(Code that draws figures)
:::

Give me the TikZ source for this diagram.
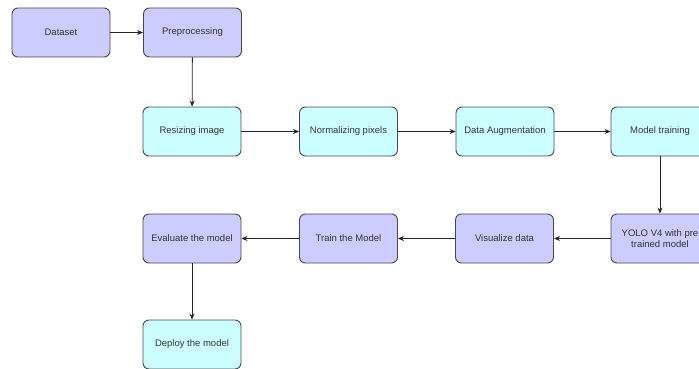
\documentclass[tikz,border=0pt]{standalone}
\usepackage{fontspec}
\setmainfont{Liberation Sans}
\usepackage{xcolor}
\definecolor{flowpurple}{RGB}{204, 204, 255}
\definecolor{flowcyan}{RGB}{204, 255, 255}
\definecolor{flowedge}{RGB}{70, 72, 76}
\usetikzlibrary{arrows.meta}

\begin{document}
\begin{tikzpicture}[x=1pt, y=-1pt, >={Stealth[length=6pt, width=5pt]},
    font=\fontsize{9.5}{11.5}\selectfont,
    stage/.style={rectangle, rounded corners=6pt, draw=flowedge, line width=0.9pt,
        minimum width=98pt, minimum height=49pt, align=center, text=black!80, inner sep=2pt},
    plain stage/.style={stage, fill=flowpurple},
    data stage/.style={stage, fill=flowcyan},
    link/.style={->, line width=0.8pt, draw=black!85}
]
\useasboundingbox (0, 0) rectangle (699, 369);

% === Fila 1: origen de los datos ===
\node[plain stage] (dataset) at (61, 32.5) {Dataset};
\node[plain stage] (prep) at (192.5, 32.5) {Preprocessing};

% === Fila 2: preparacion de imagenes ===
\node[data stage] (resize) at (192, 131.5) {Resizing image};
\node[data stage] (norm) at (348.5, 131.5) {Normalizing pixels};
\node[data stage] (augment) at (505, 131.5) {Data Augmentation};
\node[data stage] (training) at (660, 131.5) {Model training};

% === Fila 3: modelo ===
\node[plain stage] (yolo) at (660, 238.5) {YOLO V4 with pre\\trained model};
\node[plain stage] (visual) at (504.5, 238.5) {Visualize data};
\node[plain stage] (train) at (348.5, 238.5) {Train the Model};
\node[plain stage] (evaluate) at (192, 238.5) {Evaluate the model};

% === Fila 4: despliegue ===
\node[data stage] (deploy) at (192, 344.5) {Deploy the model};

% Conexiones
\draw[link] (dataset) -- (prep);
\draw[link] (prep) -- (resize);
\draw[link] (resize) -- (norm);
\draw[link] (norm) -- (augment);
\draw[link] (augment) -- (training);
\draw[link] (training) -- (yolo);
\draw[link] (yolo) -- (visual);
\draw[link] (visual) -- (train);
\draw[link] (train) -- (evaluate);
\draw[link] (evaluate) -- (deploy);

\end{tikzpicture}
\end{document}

:::

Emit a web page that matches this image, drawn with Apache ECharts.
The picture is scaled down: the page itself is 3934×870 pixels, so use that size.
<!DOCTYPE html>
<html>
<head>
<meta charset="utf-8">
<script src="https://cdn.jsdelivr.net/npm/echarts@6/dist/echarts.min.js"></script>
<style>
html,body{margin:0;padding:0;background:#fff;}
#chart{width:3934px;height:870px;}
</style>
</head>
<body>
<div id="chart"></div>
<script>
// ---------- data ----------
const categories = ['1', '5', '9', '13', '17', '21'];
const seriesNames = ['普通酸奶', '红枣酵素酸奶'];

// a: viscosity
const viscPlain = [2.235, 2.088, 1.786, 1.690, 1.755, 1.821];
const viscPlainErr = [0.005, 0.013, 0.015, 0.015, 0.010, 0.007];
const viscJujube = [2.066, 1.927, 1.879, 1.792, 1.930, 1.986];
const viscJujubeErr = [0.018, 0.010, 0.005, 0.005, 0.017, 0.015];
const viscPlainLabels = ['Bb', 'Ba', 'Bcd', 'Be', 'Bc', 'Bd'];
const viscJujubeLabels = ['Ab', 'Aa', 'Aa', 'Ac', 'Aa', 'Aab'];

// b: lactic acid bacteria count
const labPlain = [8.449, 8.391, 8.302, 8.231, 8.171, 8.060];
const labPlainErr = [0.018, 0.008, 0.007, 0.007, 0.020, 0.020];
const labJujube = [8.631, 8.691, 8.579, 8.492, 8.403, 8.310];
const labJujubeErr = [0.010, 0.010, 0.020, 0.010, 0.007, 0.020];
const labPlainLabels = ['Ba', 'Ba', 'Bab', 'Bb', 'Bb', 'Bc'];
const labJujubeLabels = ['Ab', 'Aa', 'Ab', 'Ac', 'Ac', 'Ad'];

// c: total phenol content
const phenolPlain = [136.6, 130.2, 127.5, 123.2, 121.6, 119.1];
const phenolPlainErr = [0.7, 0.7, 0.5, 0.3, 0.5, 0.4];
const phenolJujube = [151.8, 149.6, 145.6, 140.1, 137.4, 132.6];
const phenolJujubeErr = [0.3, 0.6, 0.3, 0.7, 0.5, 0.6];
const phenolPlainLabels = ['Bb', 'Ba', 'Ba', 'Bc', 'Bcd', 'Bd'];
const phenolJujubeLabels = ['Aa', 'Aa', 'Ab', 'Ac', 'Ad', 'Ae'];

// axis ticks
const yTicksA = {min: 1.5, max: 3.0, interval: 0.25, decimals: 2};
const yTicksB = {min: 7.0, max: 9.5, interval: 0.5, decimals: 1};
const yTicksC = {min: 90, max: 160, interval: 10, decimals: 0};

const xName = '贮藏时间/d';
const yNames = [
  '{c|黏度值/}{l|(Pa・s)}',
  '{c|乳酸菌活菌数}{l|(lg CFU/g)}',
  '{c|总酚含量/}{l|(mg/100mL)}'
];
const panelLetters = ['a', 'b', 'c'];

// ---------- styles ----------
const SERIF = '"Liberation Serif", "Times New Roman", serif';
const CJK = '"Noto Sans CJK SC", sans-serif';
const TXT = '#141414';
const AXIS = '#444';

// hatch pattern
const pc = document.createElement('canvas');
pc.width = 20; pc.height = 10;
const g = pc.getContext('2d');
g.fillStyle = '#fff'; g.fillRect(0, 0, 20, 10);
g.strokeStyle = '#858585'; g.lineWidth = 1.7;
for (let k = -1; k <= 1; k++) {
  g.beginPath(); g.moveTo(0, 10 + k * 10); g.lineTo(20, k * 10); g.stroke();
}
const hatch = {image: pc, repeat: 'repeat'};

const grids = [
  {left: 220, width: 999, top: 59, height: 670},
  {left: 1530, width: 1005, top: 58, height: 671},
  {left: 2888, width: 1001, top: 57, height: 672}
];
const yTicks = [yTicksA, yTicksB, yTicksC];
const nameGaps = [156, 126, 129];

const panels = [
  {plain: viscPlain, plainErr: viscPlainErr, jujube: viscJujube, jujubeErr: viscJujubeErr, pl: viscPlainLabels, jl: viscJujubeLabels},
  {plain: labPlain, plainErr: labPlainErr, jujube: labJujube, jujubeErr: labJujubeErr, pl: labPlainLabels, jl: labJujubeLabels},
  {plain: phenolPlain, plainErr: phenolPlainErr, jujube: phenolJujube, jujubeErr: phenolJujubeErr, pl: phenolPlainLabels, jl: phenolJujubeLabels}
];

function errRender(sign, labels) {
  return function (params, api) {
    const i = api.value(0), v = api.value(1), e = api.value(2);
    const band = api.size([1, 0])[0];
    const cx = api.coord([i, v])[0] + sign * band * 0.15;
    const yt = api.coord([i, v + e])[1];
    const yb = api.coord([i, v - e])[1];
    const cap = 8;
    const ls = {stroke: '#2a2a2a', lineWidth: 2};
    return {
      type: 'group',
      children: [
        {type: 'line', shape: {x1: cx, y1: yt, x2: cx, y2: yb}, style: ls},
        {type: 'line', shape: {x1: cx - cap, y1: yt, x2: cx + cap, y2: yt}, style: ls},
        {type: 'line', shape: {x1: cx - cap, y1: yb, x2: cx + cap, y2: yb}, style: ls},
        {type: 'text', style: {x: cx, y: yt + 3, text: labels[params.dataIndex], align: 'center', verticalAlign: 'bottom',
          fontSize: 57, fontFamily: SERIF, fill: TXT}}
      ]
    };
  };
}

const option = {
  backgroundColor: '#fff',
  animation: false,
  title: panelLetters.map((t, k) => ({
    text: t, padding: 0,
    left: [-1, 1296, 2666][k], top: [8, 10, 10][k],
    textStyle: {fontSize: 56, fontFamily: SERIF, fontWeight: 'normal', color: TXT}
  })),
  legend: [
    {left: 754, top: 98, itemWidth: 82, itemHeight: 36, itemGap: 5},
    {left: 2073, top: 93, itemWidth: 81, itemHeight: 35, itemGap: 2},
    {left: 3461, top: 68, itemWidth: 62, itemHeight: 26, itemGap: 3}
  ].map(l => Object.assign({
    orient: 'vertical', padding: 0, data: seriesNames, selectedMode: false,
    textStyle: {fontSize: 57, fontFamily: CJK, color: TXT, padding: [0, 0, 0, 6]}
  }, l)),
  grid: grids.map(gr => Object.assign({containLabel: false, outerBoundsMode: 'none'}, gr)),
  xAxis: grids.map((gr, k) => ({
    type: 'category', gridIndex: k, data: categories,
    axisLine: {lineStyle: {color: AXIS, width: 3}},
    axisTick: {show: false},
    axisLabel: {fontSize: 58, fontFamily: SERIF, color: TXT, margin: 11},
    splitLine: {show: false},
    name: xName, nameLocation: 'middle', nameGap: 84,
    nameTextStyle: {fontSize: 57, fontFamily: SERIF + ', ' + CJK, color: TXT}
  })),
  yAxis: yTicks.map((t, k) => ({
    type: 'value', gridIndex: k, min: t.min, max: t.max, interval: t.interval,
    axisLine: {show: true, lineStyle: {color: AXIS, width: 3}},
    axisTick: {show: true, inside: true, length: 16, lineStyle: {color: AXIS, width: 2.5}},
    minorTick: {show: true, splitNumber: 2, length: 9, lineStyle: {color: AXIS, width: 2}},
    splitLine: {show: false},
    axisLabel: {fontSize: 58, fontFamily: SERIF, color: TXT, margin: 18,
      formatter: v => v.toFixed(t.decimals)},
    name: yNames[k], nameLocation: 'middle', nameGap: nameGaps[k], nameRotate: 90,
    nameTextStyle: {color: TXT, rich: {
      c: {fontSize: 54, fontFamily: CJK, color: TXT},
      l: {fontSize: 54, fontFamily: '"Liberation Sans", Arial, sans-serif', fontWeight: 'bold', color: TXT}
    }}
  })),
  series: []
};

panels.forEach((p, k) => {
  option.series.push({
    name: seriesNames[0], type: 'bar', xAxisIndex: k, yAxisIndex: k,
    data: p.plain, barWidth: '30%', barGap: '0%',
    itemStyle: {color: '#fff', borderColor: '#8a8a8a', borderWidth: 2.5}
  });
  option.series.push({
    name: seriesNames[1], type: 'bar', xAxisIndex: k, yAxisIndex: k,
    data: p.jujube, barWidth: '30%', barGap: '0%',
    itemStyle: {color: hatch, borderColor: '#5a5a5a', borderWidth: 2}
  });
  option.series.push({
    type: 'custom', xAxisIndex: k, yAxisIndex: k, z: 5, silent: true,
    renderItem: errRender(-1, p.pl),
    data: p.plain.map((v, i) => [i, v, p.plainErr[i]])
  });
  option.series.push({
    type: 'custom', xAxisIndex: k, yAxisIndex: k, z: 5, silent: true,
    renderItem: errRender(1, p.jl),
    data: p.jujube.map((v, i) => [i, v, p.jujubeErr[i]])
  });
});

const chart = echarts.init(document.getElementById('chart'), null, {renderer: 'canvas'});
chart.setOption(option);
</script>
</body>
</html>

:::

Goal
Above are the records. Print exactly the lines from the one containing "Give me the TikZ source for this diagram." to the one containing "stage] (training) at", both included, and nothing else; pictures are excluded.

Result
Give me the TikZ source for this diagram.
\documentclass[tikz,border=0pt]{standalone}
\usepackage{fontspec}
\setmainfont{Liberation Sans}
\usepackage{xcolor}
\definecolor{flowpurple}{RGB}{204, 204, 255}
\definecolor{flowcyan}{RGB}{204, 255, 255}
\definecolor{flowedge}{RGB}{70, 72, 76}
\usetikzlibrary{arrows.meta}

\begin{document}
\begin{tikzpicture}[x=1pt, y=-1pt, >={Stealth[length=6pt, width=5pt]},
    font=\fontsize{9.5}{11.5}\selectfont,
    stage/.style={rectangle, rounded corners=6pt, draw=flowedge, line width=0.9pt,
        minimum width=98pt, minimum height=49pt, align=center, text=black!80, inner sep=2pt},
    plain stage/.style={stage, fill=flowpurple},
    data stage/.style={stage, fill=flowcyan},
    link/.style={->, line width=0.8pt, draw=black!85}
]
\useasboundingbox (0, 0) rectangle (699, 369);

% === Fila 1: origen de los datos ===
\node[plain stage] (dataset) at (61, 32.5) {Dataset};
\node[plain stage] (prep) at (192.5, 32.5) {Preprocessing};

% === Fila 2: preparacion de imagenes ===
\node[data stage] (resize) at (192, 131.5) {Resizing image};
\node[data stage] (norm) at (348.5, 131.5) {Normalizing pixels};
\node[data stage] (augment) at (505, 131.5) {Data Augmentation};
\node[data stage] (training) at (660, 131.5) {Model training};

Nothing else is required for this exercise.